Required task: State the number of lines, and only that number, in which the word "chart" appears.

Supplied records:
* * * *

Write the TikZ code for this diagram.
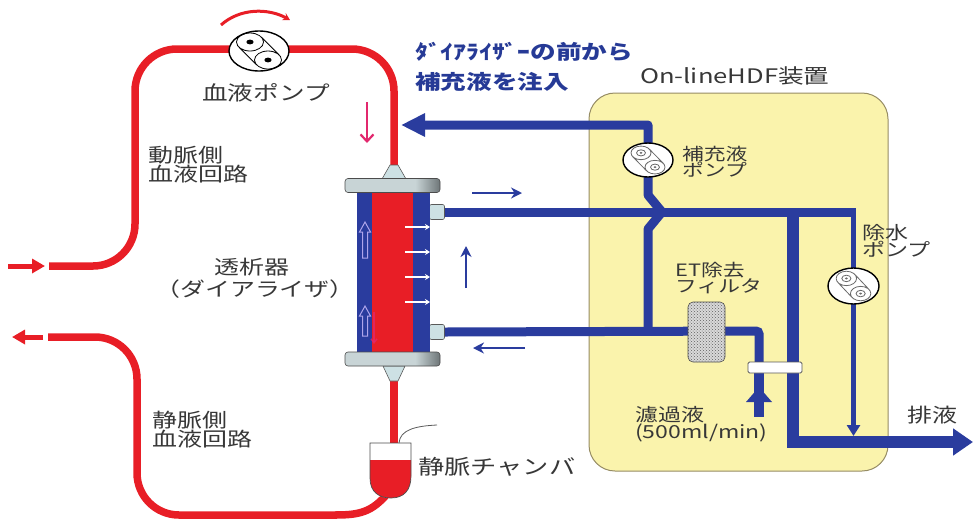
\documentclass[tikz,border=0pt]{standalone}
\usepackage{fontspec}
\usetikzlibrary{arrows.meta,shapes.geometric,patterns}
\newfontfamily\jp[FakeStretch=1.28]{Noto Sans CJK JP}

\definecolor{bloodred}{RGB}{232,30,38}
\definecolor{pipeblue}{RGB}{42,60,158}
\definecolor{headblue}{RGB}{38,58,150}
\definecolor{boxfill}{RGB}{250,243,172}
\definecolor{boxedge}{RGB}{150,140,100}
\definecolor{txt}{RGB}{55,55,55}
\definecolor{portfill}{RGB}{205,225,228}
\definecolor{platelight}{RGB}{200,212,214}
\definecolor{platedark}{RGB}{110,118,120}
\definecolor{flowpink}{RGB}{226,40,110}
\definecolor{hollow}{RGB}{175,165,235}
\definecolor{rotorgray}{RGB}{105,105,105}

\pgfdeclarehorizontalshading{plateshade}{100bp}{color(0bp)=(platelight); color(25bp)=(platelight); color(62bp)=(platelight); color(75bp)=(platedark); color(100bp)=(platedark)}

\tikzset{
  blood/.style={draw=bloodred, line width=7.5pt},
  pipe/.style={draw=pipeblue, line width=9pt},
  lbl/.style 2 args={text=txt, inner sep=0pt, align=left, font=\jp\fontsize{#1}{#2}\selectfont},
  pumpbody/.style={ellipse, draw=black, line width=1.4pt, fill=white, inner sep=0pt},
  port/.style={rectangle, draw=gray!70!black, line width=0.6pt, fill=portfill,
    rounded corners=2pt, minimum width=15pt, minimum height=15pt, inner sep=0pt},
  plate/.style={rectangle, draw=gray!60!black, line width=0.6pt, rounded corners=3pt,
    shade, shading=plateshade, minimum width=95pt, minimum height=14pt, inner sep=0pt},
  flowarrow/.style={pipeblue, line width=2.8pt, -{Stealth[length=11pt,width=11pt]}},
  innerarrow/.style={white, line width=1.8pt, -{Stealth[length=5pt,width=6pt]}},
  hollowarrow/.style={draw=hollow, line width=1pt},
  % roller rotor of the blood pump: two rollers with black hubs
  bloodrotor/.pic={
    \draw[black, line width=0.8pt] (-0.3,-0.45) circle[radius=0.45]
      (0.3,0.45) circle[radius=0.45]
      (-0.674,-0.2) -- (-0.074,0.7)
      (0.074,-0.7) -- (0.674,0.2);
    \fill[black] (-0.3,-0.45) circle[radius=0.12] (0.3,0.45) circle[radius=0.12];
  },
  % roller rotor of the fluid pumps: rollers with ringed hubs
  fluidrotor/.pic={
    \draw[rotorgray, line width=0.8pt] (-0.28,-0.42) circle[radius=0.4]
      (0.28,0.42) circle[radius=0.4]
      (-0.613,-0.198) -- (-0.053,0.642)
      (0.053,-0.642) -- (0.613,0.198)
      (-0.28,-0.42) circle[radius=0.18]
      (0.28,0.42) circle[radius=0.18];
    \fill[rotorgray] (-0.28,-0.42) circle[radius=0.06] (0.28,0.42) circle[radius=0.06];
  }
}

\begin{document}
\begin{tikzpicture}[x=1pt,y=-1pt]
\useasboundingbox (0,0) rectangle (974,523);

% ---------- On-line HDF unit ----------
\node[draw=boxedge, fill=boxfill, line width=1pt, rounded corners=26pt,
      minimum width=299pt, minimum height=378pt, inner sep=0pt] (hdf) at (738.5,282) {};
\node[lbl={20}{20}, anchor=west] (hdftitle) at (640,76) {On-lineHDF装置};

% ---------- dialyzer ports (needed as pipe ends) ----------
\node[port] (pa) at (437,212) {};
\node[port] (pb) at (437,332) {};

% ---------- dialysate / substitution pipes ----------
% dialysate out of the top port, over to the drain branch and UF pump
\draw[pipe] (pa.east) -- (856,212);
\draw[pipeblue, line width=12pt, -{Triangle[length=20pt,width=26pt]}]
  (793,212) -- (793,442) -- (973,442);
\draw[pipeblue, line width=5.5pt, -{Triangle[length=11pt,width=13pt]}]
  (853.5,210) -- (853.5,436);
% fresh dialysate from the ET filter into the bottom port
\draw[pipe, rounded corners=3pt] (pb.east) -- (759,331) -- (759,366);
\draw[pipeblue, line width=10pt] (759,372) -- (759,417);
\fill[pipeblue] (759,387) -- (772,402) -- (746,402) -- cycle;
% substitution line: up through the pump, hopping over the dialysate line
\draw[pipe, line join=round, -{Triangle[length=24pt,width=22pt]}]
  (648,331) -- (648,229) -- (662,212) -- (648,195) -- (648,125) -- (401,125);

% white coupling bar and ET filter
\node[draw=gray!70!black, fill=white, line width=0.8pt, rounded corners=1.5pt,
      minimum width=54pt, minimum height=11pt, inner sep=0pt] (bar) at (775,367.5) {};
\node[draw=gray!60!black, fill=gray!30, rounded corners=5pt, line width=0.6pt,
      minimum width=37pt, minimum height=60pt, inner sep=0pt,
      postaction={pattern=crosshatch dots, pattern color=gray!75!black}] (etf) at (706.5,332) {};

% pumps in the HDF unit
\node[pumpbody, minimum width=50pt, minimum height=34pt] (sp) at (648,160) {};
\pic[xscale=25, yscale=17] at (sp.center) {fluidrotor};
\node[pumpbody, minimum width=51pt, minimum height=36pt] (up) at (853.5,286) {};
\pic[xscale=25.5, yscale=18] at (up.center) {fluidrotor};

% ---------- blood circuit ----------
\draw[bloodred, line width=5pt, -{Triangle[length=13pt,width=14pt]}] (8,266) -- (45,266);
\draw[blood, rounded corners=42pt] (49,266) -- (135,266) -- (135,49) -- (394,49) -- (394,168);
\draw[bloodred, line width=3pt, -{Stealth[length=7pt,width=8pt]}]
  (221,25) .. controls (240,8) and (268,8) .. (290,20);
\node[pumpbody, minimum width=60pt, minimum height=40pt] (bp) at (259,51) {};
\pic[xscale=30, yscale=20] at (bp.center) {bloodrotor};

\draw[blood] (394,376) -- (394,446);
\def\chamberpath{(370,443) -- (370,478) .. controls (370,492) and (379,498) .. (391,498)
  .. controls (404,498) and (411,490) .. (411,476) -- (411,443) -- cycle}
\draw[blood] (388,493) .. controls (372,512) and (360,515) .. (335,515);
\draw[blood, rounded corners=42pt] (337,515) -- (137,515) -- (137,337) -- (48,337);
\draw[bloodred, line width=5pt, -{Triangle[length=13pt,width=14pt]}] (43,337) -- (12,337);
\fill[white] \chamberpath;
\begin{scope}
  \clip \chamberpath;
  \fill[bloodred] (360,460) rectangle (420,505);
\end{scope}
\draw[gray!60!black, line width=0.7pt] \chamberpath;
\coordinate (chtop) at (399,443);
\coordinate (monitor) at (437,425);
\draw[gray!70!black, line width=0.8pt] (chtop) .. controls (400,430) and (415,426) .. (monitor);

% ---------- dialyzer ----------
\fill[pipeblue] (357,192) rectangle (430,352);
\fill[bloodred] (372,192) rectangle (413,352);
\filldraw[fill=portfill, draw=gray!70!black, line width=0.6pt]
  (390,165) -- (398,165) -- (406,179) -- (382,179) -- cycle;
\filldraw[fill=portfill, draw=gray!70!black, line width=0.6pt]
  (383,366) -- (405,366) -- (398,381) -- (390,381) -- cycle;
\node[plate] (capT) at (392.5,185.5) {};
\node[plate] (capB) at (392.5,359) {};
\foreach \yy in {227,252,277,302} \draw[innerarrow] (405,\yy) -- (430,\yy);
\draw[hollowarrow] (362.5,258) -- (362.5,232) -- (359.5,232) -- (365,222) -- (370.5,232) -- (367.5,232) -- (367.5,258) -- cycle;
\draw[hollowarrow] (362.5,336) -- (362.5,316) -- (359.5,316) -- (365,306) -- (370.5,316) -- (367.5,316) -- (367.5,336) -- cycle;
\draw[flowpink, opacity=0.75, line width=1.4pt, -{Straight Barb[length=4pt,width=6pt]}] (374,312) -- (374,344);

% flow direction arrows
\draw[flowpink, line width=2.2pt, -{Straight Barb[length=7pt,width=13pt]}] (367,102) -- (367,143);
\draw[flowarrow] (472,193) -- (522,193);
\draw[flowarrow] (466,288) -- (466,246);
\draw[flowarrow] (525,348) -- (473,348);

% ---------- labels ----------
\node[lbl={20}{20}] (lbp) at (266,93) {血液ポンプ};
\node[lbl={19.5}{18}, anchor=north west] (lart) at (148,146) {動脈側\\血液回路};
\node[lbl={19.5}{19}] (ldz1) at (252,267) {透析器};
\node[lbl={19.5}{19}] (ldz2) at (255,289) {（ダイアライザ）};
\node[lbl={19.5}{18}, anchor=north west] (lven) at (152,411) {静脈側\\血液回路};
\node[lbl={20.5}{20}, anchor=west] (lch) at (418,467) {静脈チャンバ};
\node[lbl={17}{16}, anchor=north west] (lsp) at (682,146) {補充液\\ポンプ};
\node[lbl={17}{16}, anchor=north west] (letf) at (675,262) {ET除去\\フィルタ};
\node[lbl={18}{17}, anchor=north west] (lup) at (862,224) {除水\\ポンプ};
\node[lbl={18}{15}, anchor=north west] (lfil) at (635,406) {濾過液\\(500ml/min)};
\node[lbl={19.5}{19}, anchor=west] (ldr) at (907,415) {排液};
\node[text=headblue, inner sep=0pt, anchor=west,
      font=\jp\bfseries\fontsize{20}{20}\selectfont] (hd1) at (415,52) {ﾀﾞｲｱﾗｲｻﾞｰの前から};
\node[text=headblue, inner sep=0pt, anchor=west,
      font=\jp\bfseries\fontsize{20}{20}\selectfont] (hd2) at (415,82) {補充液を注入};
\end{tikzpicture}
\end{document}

* * * *

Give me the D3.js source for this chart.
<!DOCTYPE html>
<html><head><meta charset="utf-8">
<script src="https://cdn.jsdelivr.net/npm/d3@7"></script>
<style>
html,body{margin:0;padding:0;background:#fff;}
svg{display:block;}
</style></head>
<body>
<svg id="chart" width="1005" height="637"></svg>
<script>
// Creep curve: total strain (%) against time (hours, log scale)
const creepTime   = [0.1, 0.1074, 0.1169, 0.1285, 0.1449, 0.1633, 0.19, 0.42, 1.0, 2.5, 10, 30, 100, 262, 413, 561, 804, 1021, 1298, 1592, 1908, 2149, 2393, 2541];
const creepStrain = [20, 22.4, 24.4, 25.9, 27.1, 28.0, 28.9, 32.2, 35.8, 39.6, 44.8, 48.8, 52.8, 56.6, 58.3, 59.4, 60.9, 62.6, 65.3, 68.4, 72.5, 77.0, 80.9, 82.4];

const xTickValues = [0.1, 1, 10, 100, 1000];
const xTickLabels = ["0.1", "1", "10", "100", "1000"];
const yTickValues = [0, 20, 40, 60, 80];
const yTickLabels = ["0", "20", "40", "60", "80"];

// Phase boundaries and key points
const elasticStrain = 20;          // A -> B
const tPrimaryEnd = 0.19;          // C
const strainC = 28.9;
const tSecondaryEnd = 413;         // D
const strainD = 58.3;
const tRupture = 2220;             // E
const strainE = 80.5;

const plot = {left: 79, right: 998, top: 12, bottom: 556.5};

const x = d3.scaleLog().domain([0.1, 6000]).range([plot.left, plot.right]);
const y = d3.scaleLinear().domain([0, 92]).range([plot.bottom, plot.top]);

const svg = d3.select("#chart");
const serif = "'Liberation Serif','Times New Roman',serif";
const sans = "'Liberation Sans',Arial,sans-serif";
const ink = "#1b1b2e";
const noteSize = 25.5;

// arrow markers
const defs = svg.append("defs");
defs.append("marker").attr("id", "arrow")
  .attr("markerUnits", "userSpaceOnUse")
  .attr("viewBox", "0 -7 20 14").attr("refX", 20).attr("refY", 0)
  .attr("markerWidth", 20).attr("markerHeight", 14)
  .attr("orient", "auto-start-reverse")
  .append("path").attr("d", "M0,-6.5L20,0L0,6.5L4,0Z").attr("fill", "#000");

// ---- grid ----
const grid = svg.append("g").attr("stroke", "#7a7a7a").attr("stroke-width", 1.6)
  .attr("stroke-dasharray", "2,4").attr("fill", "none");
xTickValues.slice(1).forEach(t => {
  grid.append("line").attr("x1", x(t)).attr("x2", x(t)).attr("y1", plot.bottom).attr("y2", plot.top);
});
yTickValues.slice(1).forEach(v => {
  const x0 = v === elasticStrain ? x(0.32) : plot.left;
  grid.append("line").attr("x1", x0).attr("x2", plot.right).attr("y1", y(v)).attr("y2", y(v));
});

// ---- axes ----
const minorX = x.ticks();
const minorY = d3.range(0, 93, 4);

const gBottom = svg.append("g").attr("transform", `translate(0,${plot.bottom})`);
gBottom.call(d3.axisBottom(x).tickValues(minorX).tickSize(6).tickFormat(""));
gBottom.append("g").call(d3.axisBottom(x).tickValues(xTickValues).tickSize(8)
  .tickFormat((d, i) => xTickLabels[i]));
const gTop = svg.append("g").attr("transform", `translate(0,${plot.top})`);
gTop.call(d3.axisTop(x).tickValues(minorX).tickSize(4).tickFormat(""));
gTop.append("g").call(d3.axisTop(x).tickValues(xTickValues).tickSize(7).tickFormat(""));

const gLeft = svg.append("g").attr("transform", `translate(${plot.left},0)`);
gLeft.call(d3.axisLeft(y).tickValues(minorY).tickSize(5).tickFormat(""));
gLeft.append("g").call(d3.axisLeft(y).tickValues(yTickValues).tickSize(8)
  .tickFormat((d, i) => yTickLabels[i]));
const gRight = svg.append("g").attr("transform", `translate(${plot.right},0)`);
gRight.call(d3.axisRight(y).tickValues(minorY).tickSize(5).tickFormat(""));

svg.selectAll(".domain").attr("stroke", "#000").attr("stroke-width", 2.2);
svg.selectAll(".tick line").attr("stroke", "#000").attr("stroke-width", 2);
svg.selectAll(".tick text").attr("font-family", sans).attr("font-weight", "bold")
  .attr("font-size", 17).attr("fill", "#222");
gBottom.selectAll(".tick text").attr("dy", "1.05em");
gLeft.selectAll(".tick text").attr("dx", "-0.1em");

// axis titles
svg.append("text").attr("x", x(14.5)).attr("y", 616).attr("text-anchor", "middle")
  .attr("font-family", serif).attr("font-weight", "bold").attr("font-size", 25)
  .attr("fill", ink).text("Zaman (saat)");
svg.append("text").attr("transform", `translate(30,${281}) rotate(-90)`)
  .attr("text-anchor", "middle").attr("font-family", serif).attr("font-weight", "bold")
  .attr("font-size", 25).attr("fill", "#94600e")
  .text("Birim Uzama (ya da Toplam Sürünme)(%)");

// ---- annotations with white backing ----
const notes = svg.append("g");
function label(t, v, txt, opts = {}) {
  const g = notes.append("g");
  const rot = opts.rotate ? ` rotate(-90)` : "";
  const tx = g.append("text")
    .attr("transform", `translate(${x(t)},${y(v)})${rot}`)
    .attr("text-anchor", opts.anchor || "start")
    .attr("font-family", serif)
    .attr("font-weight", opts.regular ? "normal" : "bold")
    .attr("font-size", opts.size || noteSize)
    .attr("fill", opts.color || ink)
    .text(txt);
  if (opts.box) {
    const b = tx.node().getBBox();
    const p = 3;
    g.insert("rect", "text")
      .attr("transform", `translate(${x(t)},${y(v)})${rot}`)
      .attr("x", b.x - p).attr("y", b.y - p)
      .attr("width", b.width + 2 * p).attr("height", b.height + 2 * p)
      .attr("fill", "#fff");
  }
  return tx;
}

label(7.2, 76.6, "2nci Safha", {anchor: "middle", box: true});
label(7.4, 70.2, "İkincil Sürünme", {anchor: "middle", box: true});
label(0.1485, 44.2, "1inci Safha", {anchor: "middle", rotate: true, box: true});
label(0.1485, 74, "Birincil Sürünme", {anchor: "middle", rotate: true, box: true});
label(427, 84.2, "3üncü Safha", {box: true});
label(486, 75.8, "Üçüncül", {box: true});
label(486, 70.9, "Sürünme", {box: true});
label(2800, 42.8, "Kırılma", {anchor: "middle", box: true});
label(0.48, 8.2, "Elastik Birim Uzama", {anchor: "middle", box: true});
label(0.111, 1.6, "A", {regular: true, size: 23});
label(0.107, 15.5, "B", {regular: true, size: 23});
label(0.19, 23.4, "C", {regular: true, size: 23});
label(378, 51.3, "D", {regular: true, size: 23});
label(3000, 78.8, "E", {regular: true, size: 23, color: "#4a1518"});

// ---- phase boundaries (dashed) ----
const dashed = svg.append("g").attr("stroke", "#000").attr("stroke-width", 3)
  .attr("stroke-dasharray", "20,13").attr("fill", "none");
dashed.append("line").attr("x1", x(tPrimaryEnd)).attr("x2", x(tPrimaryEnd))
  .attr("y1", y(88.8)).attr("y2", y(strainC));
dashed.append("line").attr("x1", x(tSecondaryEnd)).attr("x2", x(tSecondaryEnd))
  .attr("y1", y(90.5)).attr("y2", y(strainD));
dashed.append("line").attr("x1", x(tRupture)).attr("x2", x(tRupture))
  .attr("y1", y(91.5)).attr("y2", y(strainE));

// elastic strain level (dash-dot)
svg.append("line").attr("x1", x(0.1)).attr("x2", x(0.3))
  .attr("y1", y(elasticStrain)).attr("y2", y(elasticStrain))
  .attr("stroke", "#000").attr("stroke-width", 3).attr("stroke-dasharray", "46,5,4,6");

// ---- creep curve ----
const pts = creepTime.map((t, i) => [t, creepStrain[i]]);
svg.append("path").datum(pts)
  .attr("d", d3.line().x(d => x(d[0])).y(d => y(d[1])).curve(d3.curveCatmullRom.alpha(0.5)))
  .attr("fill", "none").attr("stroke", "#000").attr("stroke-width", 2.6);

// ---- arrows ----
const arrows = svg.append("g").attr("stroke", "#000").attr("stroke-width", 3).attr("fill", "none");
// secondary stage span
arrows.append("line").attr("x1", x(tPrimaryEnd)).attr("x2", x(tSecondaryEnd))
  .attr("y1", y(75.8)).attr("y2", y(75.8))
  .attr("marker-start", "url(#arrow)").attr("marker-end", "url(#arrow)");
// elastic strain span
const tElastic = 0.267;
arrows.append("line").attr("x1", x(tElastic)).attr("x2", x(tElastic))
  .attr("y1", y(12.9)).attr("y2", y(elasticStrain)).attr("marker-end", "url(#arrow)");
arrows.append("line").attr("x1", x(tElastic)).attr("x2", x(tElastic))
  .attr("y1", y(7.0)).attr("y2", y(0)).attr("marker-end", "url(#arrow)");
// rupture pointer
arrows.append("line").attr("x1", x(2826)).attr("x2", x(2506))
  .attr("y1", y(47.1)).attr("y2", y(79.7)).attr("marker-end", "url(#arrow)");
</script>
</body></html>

* * * *

Task output: 3